Reindeer and Elves Keyboard Race Game
When I made my first Keyboard Race game, I really had no idea that it was going to be the first in a series of games for every season. I’ve always used the snowflake version for this time of year, but my students wanted a Christmas version, so I drew one for them. The elves are students in my studio and each one is special to me! I hope you enjoy the diversity of elves from around the globe!
For Hanukkah or with older students, use the Snowflake Keyboard Race.
Notice I have cards for F# and Bb. That has proved to be a bonus for my average age beginners, because they learn the terms and how to use them early on. However, I remove those cards for my youngest students. I like to teach new concepts informally like this, rather than waiting for it in the method book. There is no reason students can’t learn something before they actually play it in their music.
- To quickly identify piano keys.
- To enjoy a seasonal game.
- To identify middle C.
- Optional: to identify B flat and F sharp.
- Beginners of all ages enjoy the keyboard race games, but with your older beginners, I suggest the Snowflake Keyboard Race.

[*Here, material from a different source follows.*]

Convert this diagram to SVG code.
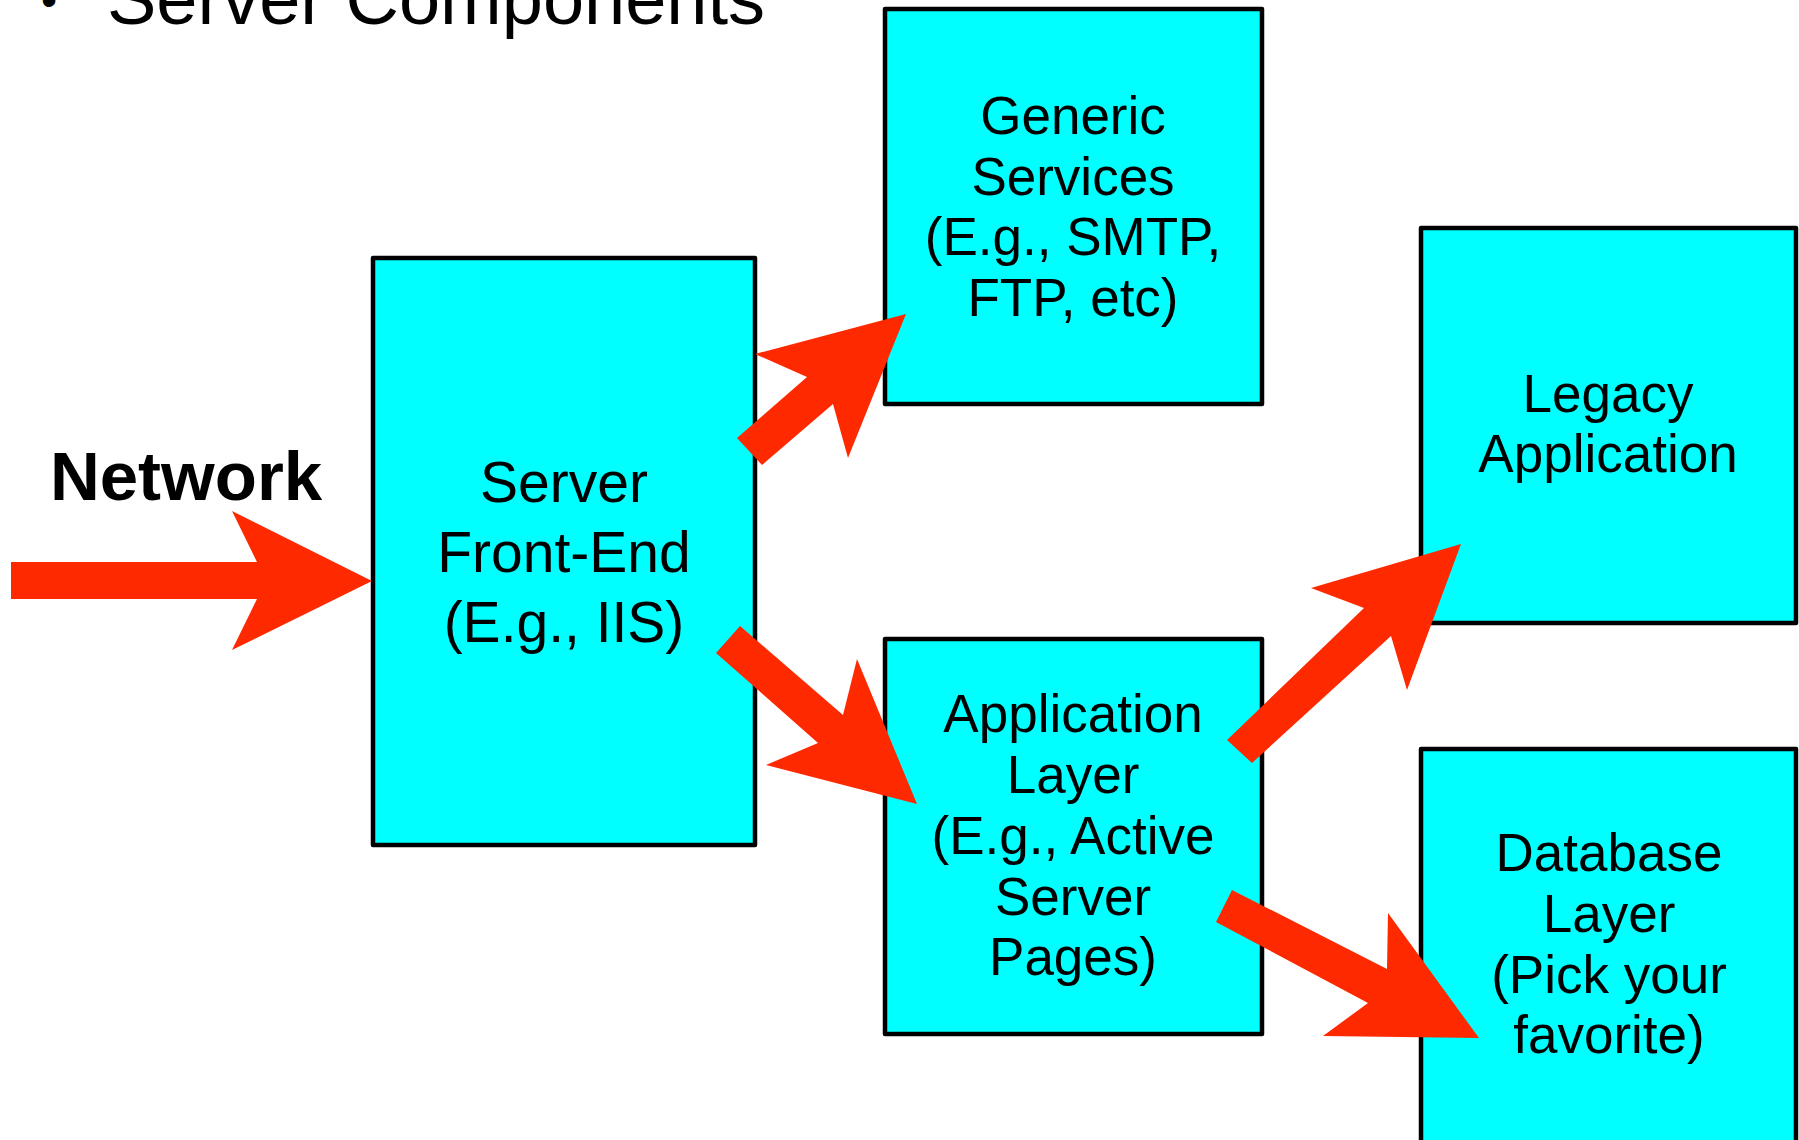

- Piano or a music keyboard
- Keyboard Race Cards
- Two tokens (Inexpensive erasers will not damage your keyboard.)
- The game is played with two players, usually the teacher and student.
- The teacher sits on the right side and the students sits on the left side of the piano bench, at each end of the piano. The students chooses if he/she wants to play with the “Elves” or “Reindeer” cards.
- Each player has one set of cards and one token, and places the cards on the piano book rack. The cards should be well shuffled.
- The first player turns a card and moves his token to that piano key, the closest to his end of the piano. The second player does the same.
- Play continues with each player drawing a card and moving his token toward the middle of the keyboard.
- The game is over when one player passes the middle of the keyboard. I like to use middle C with my young students.
- Note: The player on the right side (treble end) usually loses, so that’s where I sit. Games are more fun for students if they win.
Why I like this game
- My students love it and want to play it over and over.
- It is the fastest and most fun way to learn keyboard names.